What is a Zero Coupon Bond?

Posted in Bonds, Investments

Do not confuse US Savings Bonds with Zero Coupon Bonds as they are different animals and Zero Coupon Bonds have a unique set of rules unto themselves. Zero Coupon Bonds are investment opportunities, sold at deep discounts from their face value. When the Zero Coupon Bonds mature, the investor does not score an interest rate or yield, but the bond can be cashed in for the full face value. For example if a consumer buys a Zero Coupon Bond for $25 that has a face value of $100, when the bond matures that will be the return on the investment.

Zero Coupon Bonds tend to mature after long periods of time such as ten, fifteen or more years. They are best used as an investment strategy for long-term goals such as paying for a childs education or for a down payment for a home.

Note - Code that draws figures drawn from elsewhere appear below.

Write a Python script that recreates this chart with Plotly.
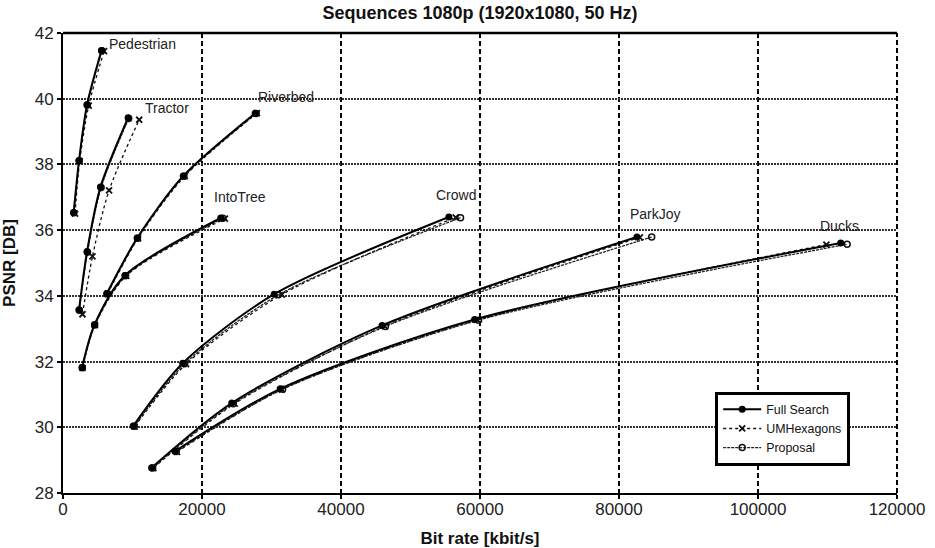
import plotly.graph_objects as go

# ---------------- data ----------------
sequences = ["Pedestrian", "Tractor", "Riverbed", "IntoTree", "Crowd", "ParkJoy", "Ducks"]

fs_rate = {
    "Pedestrian": [1540, 2310, 3460, 5540],
    "Tractor": [2310, 3460, 5390, 9370],
    "Riverbed": [6300, 10670, 17300, 27650],
    "IntoTree": [2750, 4530, 8900, 22700],
    "Crowd": [10100, 17220, 30380, 55520],
    "ParkJoy": [12750, 24280, 45910, 82580],
    "Ducks": [16110, 31250, 59220, 111900],
}
fs_psnr = {
    "Pedestrian": [36.54, 38.12, 39.82, 41.47],
    "Tractor": [33.58, 35.35, 37.31, 39.42],
    "Riverbed": [34.07, 35.76, 37.65, 39.56],
    "IntoTree": [31.82, 33.12, 34.62, 36.37],
    "Crowd": [30.04, 31.95, 34.05, 36.40],
    "ParkJoy": [28.77, 30.74, 33.10, 35.79],
    "Ducks": [29.27, 31.17, 33.28, 35.61],
}
umh_rate = {
    "Pedestrian": [1730, 2400, 3700, 5910],
    "Tractor": [2800, 4240, 6630, 10960],
    "Riverbed": [6400, 10800, 17500, 27900],
    "IntoTree": [2800, 4600, 9100, 23300],
    "Crowd": [10300, 17700, 31490, 56500],
    "ParkJoy": [13000, 24700, 46300, 83000],
    "Ducks": [16400, 31500, 59600, 109840],
}
umh_psnr = {
    "Pedestrian": [36.50, 38.10, 39.79, 41.45],
    "Tractor": [33.44, 35.20, 37.21, 39.36],
    "Riverbed": [34.06, 35.75, 37.64, 39.56],
    "IntoTree": [31.81, 33.11, 34.61, 36.35],
    "Crowd": [30.02, 31.92, 34.04, 36.39],
    "ParkJoy": [28.76, 30.72, 33.08, 35.78],
    "Ducks": [29.25, 31.15, 33.27, 35.56],
}
prop_rate = {
    "Pedestrian": [1560, 2330, 3500, 5600],
    "Tractor": [2350, 3520, 5480, 9450],
    "Riverbed": [6350, 10720, 17400, 27800],
    "IntoTree": [2780, 4560, 9000, 23000],
    "Crowd": [10250, 17500, 31000, 57200],
    "ParkJoy": [12900, 24500, 46390, 84700],
    "Ducks": [16300, 31600, 59800, 112830],
}
prop_psnr = {
    "Pedestrian": [36.53, 38.11, 39.81, 41.46],
    "Tractor": [33.56, 35.33, 37.30, 39.40],
    "Riverbed": [34.06, 35.75, 37.64, 39.55],
    "IntoTree": [31.81, 33.11, 34.61, 36.36],
    "Crowd": [30.03, 31.93, 34.03, 36.38],
    "ParkJoy": [28.76, 30.72, 33.07, 35.79],
    "Ducks": [29.26, 31.16, 33.26, 35.57],
}

label_x = [6260, 11500, 27780, 21400, 53350, 81240, 108640]
label_y = [41.68, 39.73, 40.04, 37.0, 37.06, 36.5, 36.12]

x_ticks = [0, 20000, 40000, 60000, 80000, 100000, 120000]
y_ticks = [28, 30, 32, 34, 36, 38, 40, 42]

title = "Sequences 1080p (1920x1080, 50 Hz)"
x_title = "Bit rate [kbit/s]"
y_title = "PSNR [DB]"

# ---------------- figure ----------------
fig = go.Figure()
FONT = "Liberation Sans, Arial, sans-serif"

methods = [
    ("UMHexagons", umh_rate, umh_psnr,
     dict(color="#111", width=1.3, dash="dot"),
     dict(symbol="x-thin", size=6, color="#111", line=dict(color="#111", width=1.8)), 2),
    ("Proposal", prop_rate, prop_psnr,
     dict(color="#222", width=1.3, dash="3px,1px"),
     dict(symbol="circle-open", size=6, color="#111", line=dict(color="#111", width=1.5)), 3),
    ("Full Search", fs_rate, fs_psnr,
     dict(color="#000", width=2),
     dict(symbol="circle", size=7, color="#000"), 1),
]

for name, rates, psnrs, line, marker, rank in methods:
    for i, seq in enumerate(sequences):
        fig.add_trace(go.Scatter(
            x=rates[seq], y=psnrs[seq], mode="lines+markers",
            line=dict(shape="spline", smoothing=0.8, **line),
            marker=marker,
            name=name, legendgroup=name, legendrank=rank,
            showlegend=(i == 0),
        ))

for seq, lx, ly in zip(sequences, label_x, label_y):
    fig.add_annotation(x=lx, y=ly, text=seq, showarrow=False, xanchor="left",
                       yanchor="middle", font=dict(family=FONT, size=14, color="#222"))

# frame lines: top solid, right dashed
fig.add_shape(type="line", xref="paper", yref="paper", x0=0, x1=1, y0=1, y1=1,
              line=dict(color="#000", width=2.5), layer="below")
fig.add_shape(type="line", xref="paper", yref="paper", x0=1, x1=1, y0=0, y1=1,
              line=dict(color="#000", width=2, dash="5px,3px"), layer="below")

fig.update_layout(
    width=935, height=548,
    margin=dict(l=63, r=38, t=33, b=55, autoexpand=False),
    paper_bgcolor="white", plot_bgcolor="white",
    font=dict(family=FONT, size=17, color="#222"),
    title=dict(text="<b>" + title + "</b>", x=0.5, xref="paper", xanchor="center",
               y=1 - 13 / 548, yref="container", yanchor="middle",
               font=dict(family=FONT, size=18, color="#111")),
    showlegend=True,
    legend=dict(x=0.782, y=0.22, xanchor="left", yanchor="top",
                bgcolor="white", bordercolor="#000", borderwidth=3,
                font=dict(family=FONT, size=12.4, color="#111"),
                tracegroupgap=0, itemwidth=38),
    xaxis=dict(range=[0, 120000], tickvals=x_ticks, ticktext=[str(v) for v in x_ticks],
               showgrid=True, gridcolor="#000", gridwidth=1.5, griddash="5px,3px",
               showline=True, linecolor="#000", linewidth=2,
               ticks="outside", ticklen=4, tickwidth=1.5, tickcolor="#000",
               ticklabelstandoff=-4,
               zeroline=False, automargin=False,
               title=dict(text="<b>" + x_title + "</b>",
                          font=dict(family=FONT, size=17, color="#111")),
               tickfont=dict(family=FONT, size=17, color="#222")),
    yaxis=dict(range=[28, 42], tickvals=y_ticks, ticktext=[str(v) for v in y_ticks],
               showgrid=True, gridcolor="#333", gridwidth=1.8, griddash="2px,1px",
               showline=True, linecolor="#000", linewidth=2,
               ticks="outside", ticklen=4, tickwidth=1.5, tickcolor="#000",
               zeroline=False, automargin=False,
               title=dict(text="<b>" + y_title + "</b>",
                          font=dict(family=FONT, size=17, color="#111")),
               tickfont=dict(family=FONT, size=17, color="#222")),
)

fig.write_html("out.html", config={"displayModeBar": False},
               post_script="document.body.style.margin='0';document.body.style.overflow='hidden';")
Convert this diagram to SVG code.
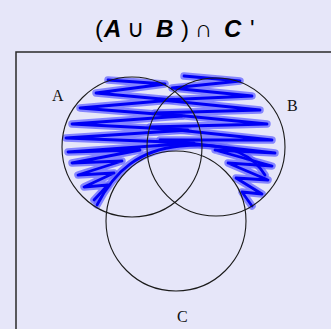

Not all Zero Coupon Bonds are issued by the US Treasury. Many corporations as well as state and local government entities offer these types of bonds on the secondary markets. Very few Zero Coupon Bonds have a tax-exempt status, therefore investors may still have to pay federal, state, and local income tax on the imaginary interest these bonds earn. Additionally, because these types of bonds do not pay interest until full maturity, their values and prices fluctuate more than many other bonds in the secondary market.

For further clarification, Zero Coupon Bonds are traded on the secondary market. The secondary market is for the trading of securities that have already been issued in an initial private or public offering. Since securities such as Zero Coupon Bonds are traded from one investor or speculator to another it is important that the secondary market is highly liquid.